• EXERCISE DESCRIPTION:
Reproduce the listing word for word, leaving every picture behind.

• DATASET CONTENT:

-- start --

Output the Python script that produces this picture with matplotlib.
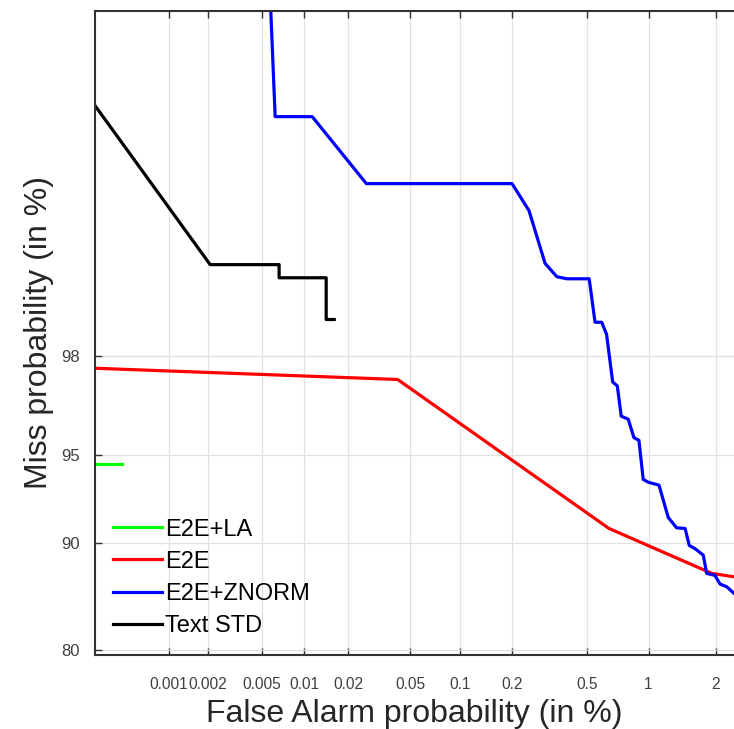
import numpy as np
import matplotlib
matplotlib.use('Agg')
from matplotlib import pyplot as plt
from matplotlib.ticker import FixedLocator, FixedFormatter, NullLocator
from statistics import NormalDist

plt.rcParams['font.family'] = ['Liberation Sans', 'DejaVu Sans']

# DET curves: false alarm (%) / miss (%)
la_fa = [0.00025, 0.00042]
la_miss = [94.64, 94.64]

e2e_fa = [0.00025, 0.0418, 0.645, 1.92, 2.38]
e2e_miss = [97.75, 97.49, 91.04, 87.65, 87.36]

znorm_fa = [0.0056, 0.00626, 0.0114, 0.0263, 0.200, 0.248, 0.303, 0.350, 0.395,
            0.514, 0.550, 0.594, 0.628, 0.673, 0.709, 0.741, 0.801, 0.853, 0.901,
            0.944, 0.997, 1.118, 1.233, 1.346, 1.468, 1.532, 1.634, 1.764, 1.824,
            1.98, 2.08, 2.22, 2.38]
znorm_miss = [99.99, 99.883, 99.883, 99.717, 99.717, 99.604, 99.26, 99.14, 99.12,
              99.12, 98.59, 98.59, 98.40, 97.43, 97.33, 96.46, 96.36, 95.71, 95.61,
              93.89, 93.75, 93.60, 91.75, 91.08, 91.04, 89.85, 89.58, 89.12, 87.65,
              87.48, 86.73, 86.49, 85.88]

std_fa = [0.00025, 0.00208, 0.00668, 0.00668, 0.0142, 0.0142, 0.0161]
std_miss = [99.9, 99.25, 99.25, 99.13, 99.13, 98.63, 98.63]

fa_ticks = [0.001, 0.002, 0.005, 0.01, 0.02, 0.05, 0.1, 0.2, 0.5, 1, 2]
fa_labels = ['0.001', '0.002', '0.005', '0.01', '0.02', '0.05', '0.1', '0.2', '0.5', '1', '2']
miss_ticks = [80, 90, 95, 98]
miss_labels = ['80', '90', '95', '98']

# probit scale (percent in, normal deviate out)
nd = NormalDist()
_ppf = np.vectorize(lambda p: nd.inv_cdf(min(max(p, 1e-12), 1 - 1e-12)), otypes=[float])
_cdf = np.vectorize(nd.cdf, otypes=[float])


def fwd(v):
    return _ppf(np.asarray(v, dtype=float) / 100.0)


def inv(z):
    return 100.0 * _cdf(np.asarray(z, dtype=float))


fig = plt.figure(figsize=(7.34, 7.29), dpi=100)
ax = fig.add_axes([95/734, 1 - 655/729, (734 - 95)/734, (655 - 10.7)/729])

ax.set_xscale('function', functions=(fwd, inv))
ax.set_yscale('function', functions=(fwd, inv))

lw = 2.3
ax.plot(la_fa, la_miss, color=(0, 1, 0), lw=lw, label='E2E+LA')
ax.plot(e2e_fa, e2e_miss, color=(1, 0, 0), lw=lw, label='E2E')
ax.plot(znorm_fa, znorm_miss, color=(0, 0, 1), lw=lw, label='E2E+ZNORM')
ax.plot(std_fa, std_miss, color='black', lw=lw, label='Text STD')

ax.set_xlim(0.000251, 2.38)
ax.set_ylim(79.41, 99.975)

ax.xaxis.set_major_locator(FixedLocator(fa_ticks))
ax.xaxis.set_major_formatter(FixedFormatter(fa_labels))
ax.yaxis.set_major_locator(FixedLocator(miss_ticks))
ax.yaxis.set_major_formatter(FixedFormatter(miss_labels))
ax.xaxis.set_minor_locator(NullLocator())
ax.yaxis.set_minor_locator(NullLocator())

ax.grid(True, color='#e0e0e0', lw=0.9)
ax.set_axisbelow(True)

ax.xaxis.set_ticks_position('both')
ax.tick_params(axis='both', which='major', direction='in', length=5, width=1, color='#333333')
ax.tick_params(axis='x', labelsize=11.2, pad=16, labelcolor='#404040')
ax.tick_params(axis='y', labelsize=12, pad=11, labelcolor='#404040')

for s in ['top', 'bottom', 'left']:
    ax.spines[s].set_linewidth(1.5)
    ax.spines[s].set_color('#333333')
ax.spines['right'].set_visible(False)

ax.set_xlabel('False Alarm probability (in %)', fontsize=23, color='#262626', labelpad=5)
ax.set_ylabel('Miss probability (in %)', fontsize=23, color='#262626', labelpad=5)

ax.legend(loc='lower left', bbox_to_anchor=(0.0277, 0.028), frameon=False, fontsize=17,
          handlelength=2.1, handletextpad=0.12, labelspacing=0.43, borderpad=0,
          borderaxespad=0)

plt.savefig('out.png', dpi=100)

-- end --

• WORKED ANSWER:
Output the Python script that produces this picture with matplotlib.
import numpy as np
import matplotlib
matplotlib.use('Agg')
from matplotlib import pyplot as plt
from matplotlib.ticker import FixedLocator, FixedFormatter, NullLocator
from statistics import NormalDist

plt.rcParams['font.family'] = ['Liberation Sans', 'DejaVu Sans']

# DET curves: false alarm (%) / miss (%)
la_fa = [0.00025, 0.00042]
la_miss = [94.64, 94.64]

e2e_fa = [0.00025, 0.0418, 0.645, 1.92, 2.38]
e2e_miss = [97.75, 97.49, 91.04, 87.65, 87.36]

znorm_fa = [0.0056, 0.00626, 0.0114, 0.0263, 0.200, 0.248, 0.303, 0.350, 0.395,
            0.514, 0.550, 0.594, 0.628, 0.673, 0.709, 0.741, 0.801, 0.853, 0.901,
            0.944, 0.997, 1.118, 1.233, 1.346, 1.468, 1.532, 1.634, 1.764, 1.824,
            1.98, 2.08, 2.22, 2.38]
znorm_miss = [99.99, 99.883, 99.883, 99.717, 99.717, 99.604, 99.26, 99.14, 99.12,
              99.12, 98.59, 98.59, 98.40, 97.43, 97.33, 96.46, 96.36, 95.71, 95.61,
              93.89, 93.75, 93.60, 91.75, 91.08, 91.04, 89.85, 89.58, 89.12, 87.65,
              87.48, 86.73, 86.49, 85.88]

std_fa = [0.00025, 0.00208, 0.00668, 0.00668, 0.0142, 0.0142, 0.0161]
std_miss = [99.9, 99.25, 99.25, 99.13, 99.13, 98.63, 98.63]

fa_ticks = [0.001, 0.002, 0.005, 0.01, 0.02, 0.05, 0.1, 0.2, 0.5, 1, 2]
fa_labels = ['0.001', '0.002', '0.005', '0.01', '0.02', '0.05', '0.1', '0.2', '0.5', '1', '2']
miss_ticks = [80, 90, 95, 98]
miss_labels = ['80', '90', '95', '98']

# probit scale (percent in, normal deviate out)
nd = NormalDist()
_ppf = np.vectorize(lambda p: nd.inv_cdf(min(max(p, 1e-12), 1 - 1e-12)), otypes=[float])
_cdf = np.vectorize(nd.cdf, otypes=[float])


def fwd(v):
    return _ppf(np.asarray(v, dtype=float) / 100.0)


def inv(z):
    return 100.0 * _cdf(np.asarray(z, dtype=float))


fig = plt.figure(figsize=(7.34, 7.29), dpi=100)
ax = fig.add_axes([95/734, 1 - 655/729, (734 - 95)/734, (655 - 10.7)/729])

ax.set_xscale('function', functions=(fwd, inv))
ax.set_yscale('function', functions=(fwd, inv))

lw = 2.3
ax.plot(la_fa, la_miss, color=(0, 1, 0), lw=lw, label='E2E+LA')
ax.plot(e2e_fa, e2e_miss, color=(1, 0, 0), lw=lw, label='E2E')
ax.plot(znorm_fa, znorm_miss, color=(0, 0, 1), lw=lw, label='E2E+ZNORM')
ax.plot(std_fa, std_miss, color='black', lw=lw, label='Text STD')

ax.set_xlim(0.000251, 2.38)
ax.set_ylim(79.41, 99.975)

ax.xaxis.set_major_locator(FixedLocator(fa_ticks))
ax.xaxis.set_major_formatter(FixedFormatter(fa_labels))
ax.yaxis.set_major_locator(FixedLocator(miss_ticks))
ax.yaxis.set_major_formatter(FixedFormatter(miss_labels))
ax.xaxis.set_minor_locator(NullLocator())
ax.yaxis.set_minor_locator(NullLocator())

ax.grid(True, color='#e0e0e0', lw=0.9)
ax.set_axisbelow(True)

ax.xaxis.set_ticks_position('both')
ax.tick_params(axis='both', which='major', direction='in', length=5, width=1, color='#333333')
ax.tick_params(axis='x', labelsize=11.2, pad=16, labelcolor='#404040')
ax.tick_params(axis='y', labelsize=12, pad=11, labelcolor='#404040')

for s in ['top', 'bottom', 'left']:
    ax.spines[s].set_linewidth(1.5)
    ax.spines[s].set_color('#333333')
ax.spines['right'].set_visible(False)

ax.set_xlabel('False Alarm probability (in %)', fontsize=23, color='#262626', labelpad=5)
ax.set_ylabel('Miss probability (in %)', fontsize=23, color='#262626', labelpad=5)

ax.legend(loc='lower left', bbox_to_anchor=(0.0277, 0.028), frameon=False, fontsize=17,
          handlelength=2.1, handletextpad=0.12, labelspacing=0.43, borderpad=0,
          borderaxespad=0)

plt.savefig('out.png', dpi=100)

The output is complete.